For where is the man (in whom is so many goodly virtues) of that gentleness,
lowliness, and affability, and as time requires, a man of marvelous
mirth and pastimes and sometime of steadfast gravity — a man for all
seasons.”
--Robert Whittington,
Vulgaria, 1520 1
“…it would be hard to find anyone who was more truly a man
for all seasons and all men…”
(…omnibus omnium horarum homo…: Here Erasmus alludes to
1 Corinthians 9:22, “I become all things to all men, that I
might save all.”)
--Erasmus, Letter to Guillaume Budé, 1521.
2
Dr. Clarence
H. Miller3 on "a man for all seasons" -- click
here
--Thomas More Conference, 5 November 2005
§ “I die the king’s
good servant, and God’s first.” (Translation
of the Paris Newsletter account, August 4, 1535: “qu’il mouroit
son bon serviteur et de Dieu premierement.”)
More describes
an important conversation about conscience which he had with King Henry
and to which he alludes in his last, brief statement, “I die the king’s
good servant and God’s first”:
"I had always, from the beginning [of my service to Henry
VIII, in 1518], truly conducted myself by looking first upon God and
next upon the King according to the lesson that his Highness taught me
at my first coming to his noble service, the most virtuous lesson that
ever prince taught his servant . . . ." (from the “Letter
to Margaret," June 3, 1535”)
". . . His Highness. . . made me [in 1529], as you well know,
his Chancellor of this realm.
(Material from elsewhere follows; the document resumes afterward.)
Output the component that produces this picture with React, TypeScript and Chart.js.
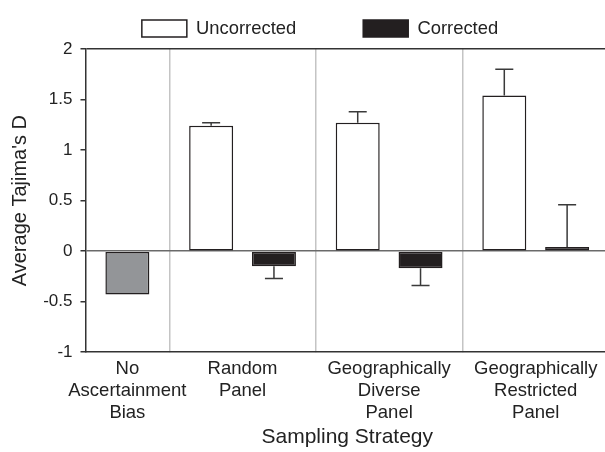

Soon after, his Grace asked me
yet again to look and consider his great matter, and well and indifferently
to ponder such things as I should find.... And nevertheless he graciously
declared unto me that he would in no wise that I should do or say anything
except that I should perceive my own conscience should serve me, and
that I should first look unto God and after God unto him, which most
gracious words was the first lesson also that ever his Grace gave me
at his first coming into his noble service." (from the “Letter to Cromwell,
March 5, 1534,” Selected Letters, 209)
For another version of both conversations, see More’s “Letter
to Wilson” (1534):
". . . . For other commandment had I never of his Grace in
good faith, saving that this knot his Highness added thereto that I
should therein look first unto God and after God unto him, which word
was also the first that his Grace gave me what time I came first into
his noble service and neither a more indifferent commandment nor a more
gracious lesson could there in my mind never King give counselor or any other
servant." (Selected Letters, 229)
1. (Ed. Beatrice White, with the Vulgaria of John Stanbridge,
Early Eng. Text Soc., O. S. (London, 1932), p. 187.
2. For the full text, see Collected Works
of Erasmus, Volume 8, Letter 1233, p. 297. Trans. R. A. B. Mynors,
University of Toronto Press, 1987-8.
3. Dr. Miller served
as Executive Editor of Yale UP's Complete Works of St. Thomas More.